G-20 Says Growth Risks Are Stabilizing as Shock of Brexit Looms

  • Reiterates commitment to avoid competitive forex devaluations
  • Tougher stance on tax transparency after Panama Papers

Finance chiefs of the Group of 20 economies said risks to the global recovery have stabilized while threats to the outlook remain, including terrorism and the U.K.’s potential exit from the European Union.

“Growth remains modest and uneven, and downside risks and uncertainties to the global outlook persist against the backdrop of continued financial volatility, challenges faced by commodity exporters and low inflation,” according to the group’s communique released Friday in Washington.

“Geopolitical conflicts, terrorism, refugee flows, and the shock of a potential U.K. exit from the European Union also complicate the global economic environment,” it said.

The G-20 struck a less alarmed tone than it did at its previous meeting in Shanghai in February, when officials acknowledged the rocky start to the year for financial markets and expressed growing concern about a downgrade in the global economic outlook.

The finance chiefs and central bankers took heart from a rally in global stock markets. The MSCI All-Country World Index has risen about 8 percent since the finance chiefs met in Shanghai, leaving it little changed this year and up about 14 percent from its low on Feb. 11.

Policy Tools

As in Shanghai, finance ministers and central bankers pledged to use all policy tools -- monetary, fiscal and structural reforms -- to stimulate growth. They reiterated that monetary policy alone can’t produce balanced growth.

G-20 members also reiterated that they would consult closely on exchange markets. “We reaffirm our previous exchange-rate commitments, including that we will refrain from competitive devaluations and we will not target our exchange rates for competitive purposes.”

The statement continued, saying the G-20 will resist “all forms of protectionism.”
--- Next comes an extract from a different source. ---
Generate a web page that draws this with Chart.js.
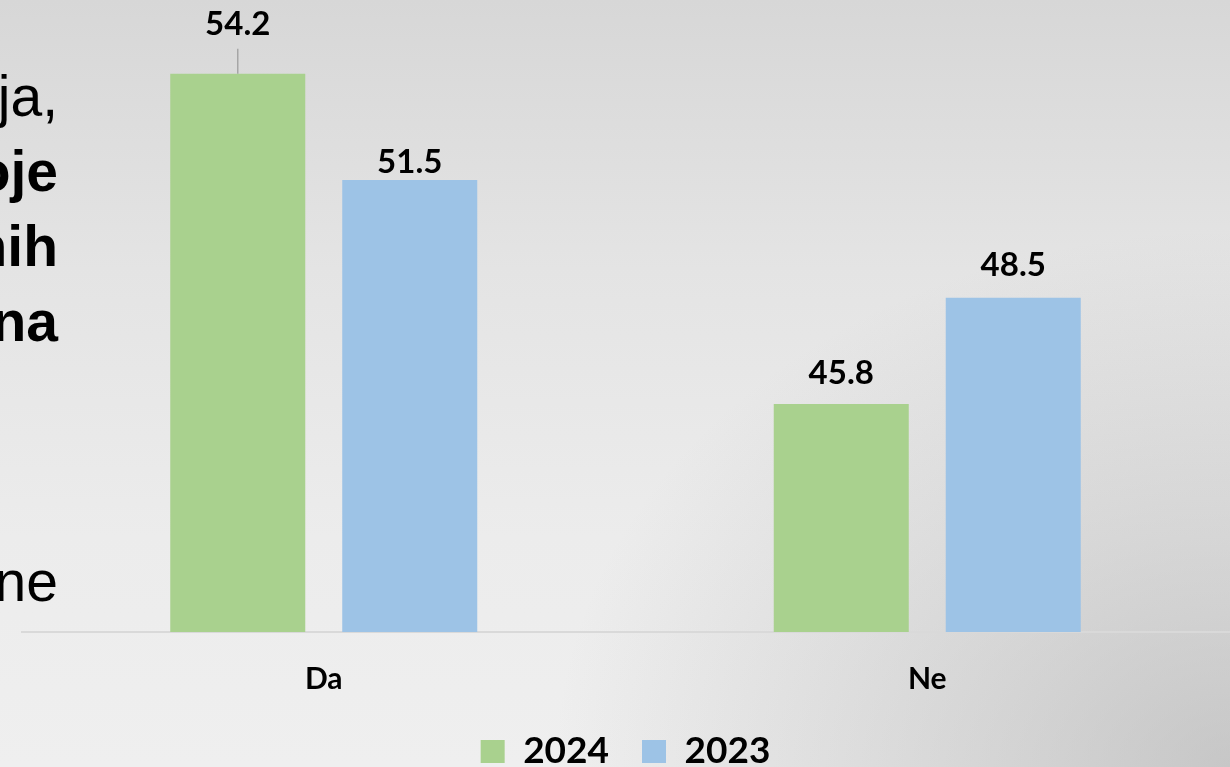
<!DOCTYPE html>
<html>
<head>
<meta charset="utf-8">
<script src="https://cdn.jsdelivr.net/npm/chart.js@4"></script>
<style>
  html, body { margin: 0; padding: 0; }
  body {
    width: 1230px; height: 767px; overflow: hidden; position: relative;
    background:
      radial-gradient(ellipse 55% 70% at 100% 100%, rgba(150,150,150,0.45) 0%, rgba(150,150,150,0) 100%),
      linear-gradient(to bottom, #d7d7d7 0%, #e4e4e4 35%, #ececec 70%, #efefef 100%);
  }
  .side { position: absolute; right: 1172px; font-family: "Liberation Sans", Arial, sans-serif;
          font-size: 57px; line-height: 57px; color: #000; white-space: nowrap; }
  .b { font-weight: bold; }
  #wrap { position: absolute; left: 0; top: 0; width: 1230px; height: 780px; }
</style>
</head>
<body>
<div class="side" style="top:68px">ja,</div>
<div class="side b" style="top:143px">oje</div>
<div class="side b" style="top:218px">nih</div>
<div class="side b" style="top:293px">na</div>
<div class="side" style="top:553px">ne</div>
<div id="wrap"><canvas id="chart"></canvas></div>
<script>
const categories = ['Da', 'Ne'];
const values2024 = [54.2, 45.8];
const values2023 = [51.5, 48.5];
const seriesNames = ['2024', '2023'];

// gap between bar top and label baseline, per dataset / category
const labelGap = [[39, 20], [7, 22]];

const barLabels = {
  id: 'barLabels',
  afterDatasetsDraw(chart) {
    const ctx = chart.ctx;
    ctx.save();
    ctx.font = 'bold 33px Lato';
    ctx.fillStyle = '#000';
    ctx.textAlign = 'center';
    ctx.textBaseline = 'alphabetic';
    chart.data.datasets.forEach((ds, i) => {
      chart.getDatasetMeta(i).data.forEach((bar, j) => {
        const gap = labelGap[i][j];
        if (gap > 30) {
          // leader line for the moved label
          ctx.strokeStyle = '#a6a6a6';
          ctx.lineWidth = 1.5;
          ctx.beginPath();
          ctx.moveTo(bar.x, bar.y - 25);
          ctx.lineTo(bar.x, bar.y);
          ctx.stroke();
        }
        ctx.fillText(ds.data[j].toFixed(1), bar.x, bar.y - gap);
      });
    });
    ctx.restore();
  }
};

new Chart(document.getElementById('chart'), {
  type: 'bar',
  data: {
    labels: categories,
    datasets: [
      { label: seriesNames[0], data: values2024, backgroundColor: '#a9d18e' },
      { label: seriesNames[1], data: values2023, backgroundColor: '#9dc3e6' }
    ]
  },
  options: {
    responsive: true,
    maintainAspectRatio: false,
    animation: false,
    categoryPercentage: 0.57,
    barPercentage: 0.785,
    layout: { padding: { left: 22, right: 1, top: 3, bottom: 0 } },
    scales: {
      x: {
        grid: { display: false, drawTicks: false },
        border: { color: '#d9d9d9', width: 2 },
        ticks: { color: '#000', padding: 26, font: { family: 'Lato', size: 30, weight: 'bold', lineHeight: 1.4 } },
        afterFit: (scale) => { scale.height = 68; }
      },
      y: { display: false, min: 40, max: 56 }
    },
    plugins: {
      tooltip: { enabled: false },
      legend: {
        position: 'bottom',
        labels: {
          color: '#000',
          boxWidth: 24,
          boxHeight: 23,
          padding: 33,
          font: { family: 'Lato', size: 37, weight: 'bold' }
        }
      }
    }
  },
  plugins: [barLabels]
});
</script>
</body>
</html>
The G-20 statement contains tougher language on tax transparency following the leak this month of offshore financial records, known as the Panama Papers, which set off a global furor by exposing billions of dollars in assets hidden in tax havens around the world.

The G-20 directed the Organization for Economic Cooperation and Development to “establish objective criteria by our July meeting to identify non-cooperative jurisdictions,” according to the communique, which doesn’t explicitly refer to the Panama Papers. The statement said members will consider “defensive measures” against financial centers and jurisdictions that fail to make progress on complying with international standards on exchange of tax information in the coming years.

Improving transparency of tax systems is vital to the integrity of the international financial system, the statement said.